Copenhagen Fashion Summit kicked off yesterday with inspiring talks, deep-dive sessions and the availability to take hands-on actions with other attendees, entrepreneurs and influencers.

The summit started off with a funny yet honest and profound bang when Simon Collins stated that every problem we are facing is our own fault. Being a part of a change equals taking action, not by regramming a hashtag but to actually get up and do something. Collins encouraged us all to get in “trouble”, speak up, stand behind facts and our believes and also to connect and make friends with an enemy. There will be no change if we only talk to the ones who are already convinced that we need to take action and change towards a transparent, circular and sustainable industry.

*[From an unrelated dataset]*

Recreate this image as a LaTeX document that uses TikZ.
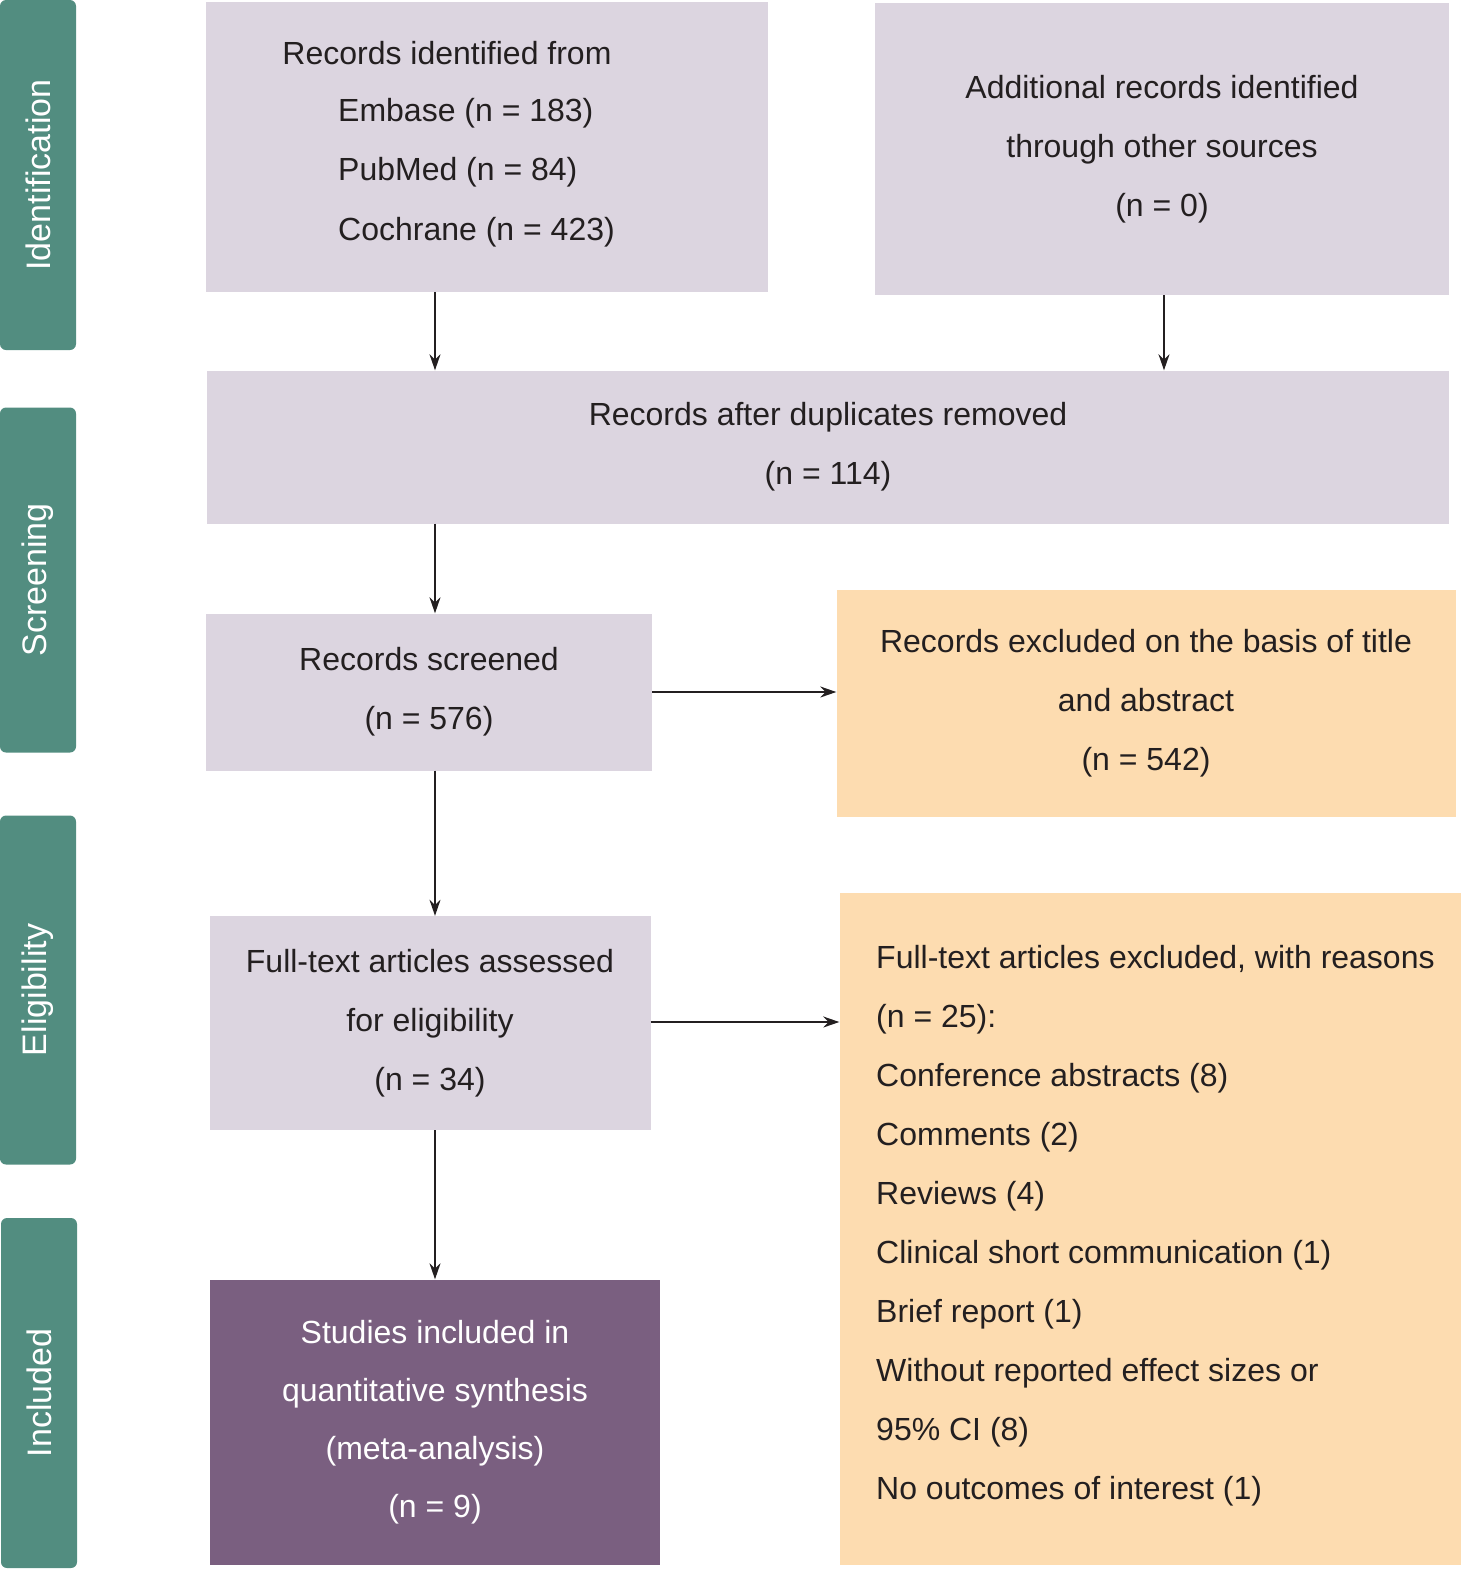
\documentclass[tikz,border=0pt]{standalone}
\usepackage{fontspec}
\setmainfont{Liberation Sans}
\usetikzlibrary{arrows.meta}
\definecolor{teal}{HTML}{528D80}
\definecolor{lilac}{HTML}{DCD5E0}
\definecolor{peach}{HTML}{FDDCB0}
\definecolor{plum}{HTML}{7A5F80}
\definecolor{txt}{HTML}{231F20}
\tikzset{
  side/.style={fill=teal,rounded corners=6pt,minimum width=76pt,inner sep=0pt},
  sidetext/.style={text=white,rotate=90,font=\fontsize{34}{40}\selectfont},
  lbox/.style={fill=lilac,inner sep=0pt,text=txt,align=center,font=\fontsize{32}{59}\selectfont},
  pbox/.style={fill=peach,inner sep=0pt,text=txt,align=center,font=\fontsize{32}{59}\selectfont},
  ibox/.style={fill=plum,inner sep=0pt,text=white,align=center,font=\fontsize{32}{58}\selectfont},
  ltext/.style={inner sep=0pt,text=txt,align=left,font=\fontsize{32}{59}\selectfont},
  arr/.style={-{Stealth[length=16pt,width=11pt]},line width=1.5pt,txt}
}
\begin{document}
\begin{tikzpicture}[x=1pt,y=-1pt]
\useasboundingbox (0,0) rectangle (1476,1585);
% side labels
\node[side,minimum height=350pt] (s1) at (38,175) {};
\node[sidetext] at (s1) {Identification};
\node[side,minimum height=345pt] (s2) at (38,580) {};
\node[sidetext] at (s2) {Screening};
\node[side,minimum height=349pt] (s3) at (38,990) {};
\node[sidetext] at (s3) {Eligibility};
\node[side,minimum height=350pt] (s4) at (39,1393) {};
\node[sidetext] at (s4) {Included};
% boxes
\node[lbox,minimum width=562pt,minimum height=290pt] (A) at (487,147) {};
\node[ltext] (a1) at (447,53) {Records identified from};
\node[ltext,anchor=west] (a2) at (338,113) {Embase (n = 183)};
\node[ltext,anchor=west] (a3) at (338,172) {PubMed (n = 84)};
\node[ltext,anchor=west] (a4) at (338,232) {Cochrane (n = 423)};
\node[lbox,minimum width=574pt,minimum height=292pt] (B) at (1162,149)
  {Additional records identified\\through other sources\\(n = 0)};
\node[lbox,minimum width=1242pt,minimum height=153pt] (C) at (828,447)
  {Records after duplicates removed\\(n = 114)};
\node[lbox,minimum width=446pt,minimum height=157pt] (D) at (429,692)
  {Records screened\\(n = 576)};
\node[pbox,minimum width=619pt,minimum height=227pt] (E) at (1146,703)
  {Records excluded on the basis of title\\and abstract\\(n = 542)};
\node[lbox,minimum width=441pt,minimum height=214pt] (F) at (430,1023)
  {Full-text articles assessed\\for eligibility\\(n = 34)};
\node[pbox,minimum width=621pt,minimum height=672pt] (G) at (1150,1229) {};
\node[ltext,anchor=west] (g) at (876,1226) {Full-text articles excluded, with reasons\\(n = 25):\\Conference abstracts (8)\\Comments (2)\\Reviews (4)\\Clinical short communication (1)\\Brief report (1)\\Without reported effect sizes or\\95\% CI (8)\\No outcomes of interest (1)};
\node[ibox,minimum width=450pt,minimum height=285pt] (H) at (435,1422)
  {Studies included in\\quantitative synthesis\\(meta-analysis)\\(n = 9)};
% arrows
\draw[arr] (A.south -| 435,0) -- (C.north -| 435,0);
\draw[arr] (B.south -| 1164,0) -- (C.north -| 1164,0);
\draw[arr] (C.south -| 435,0) -- (D.north -| 435,0);
\draw[arr] (D.east |- 0,692) -- (E.west |- 0,692);
\draw[arr] (D.south -| 435,0) -- (F.north -| 435,0);
\draw[arr] (F.east |- 0,1022) -- (G.west |- 0,1022);
\draw[arr] (F.south -| 435,0) -- (H.north -| 435,0);
\end{tikzpicture}
\end{document}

The word transparency was frequently used during the first day of the summit. However, many speakers spoke about the value of also taking action and work towards a sustainable industry. Transparency is simply the first step in the right direction, it will show the companies strengths and weaknesses, but its’ not enough. As Orsola de Castro mentioned from Fashion Revolution –“transparency is key but its important with “call to action” and to keep improving”.

Brands working towards a circular economy and a circular fashion industry is another topic mentioned during the summit – more or less a linear economy in a circle. How should brands work with their entire production from start until the end of use in order to maintain the product in a loop? Reusing products and the value of receiving back a product was on the agenda. How businesses are able to develop and blossom by regenerating materials and therefore regain value without the use of new virgin materials. In the future, we are also hoping to see much more data in some way connected to each piece of clothing, more information in each tag, making it easier for companies to work with a closed loop system and reuse every material possible in an efficient way.

Hands-on tips were also shared for every consumer to have in mind. Most importantly to care for your clothing and make them last longer, invest in quality and make sure to extend the use of clothing. Wash on low temperature, only short washing programmes and use liquid high-quality detergent. By doing so, you will extend the availability to use your items more than 4 times longer. It’s also good to bear in mind in terms of microfibers – when washing on lower temperatures for a shorter period of time, with less friction, fewer amounts of microfibers will be released.  The first seven washes are also the most critical, this is where the largest amount of microfibers will be released into the water. The use phase and extending the life cycle of clothing is therefore crucial and key towards a more sustainable fashion industry and something every consumer can contribute with.

For day 2 we are looking forward hearing more about the new textile economy, how do we talk about sustainability outside this room, the well-being of models in a #metoo economy as well as the 21st-century fashion company with Stella McCartney in conversation with Graydon Carter.

Wearing a dress from Rodebjer, ballerina from ATP Atelier, sunnies from Dick Moby, necklace from Vibe Harslöf and a vintage Dior bag.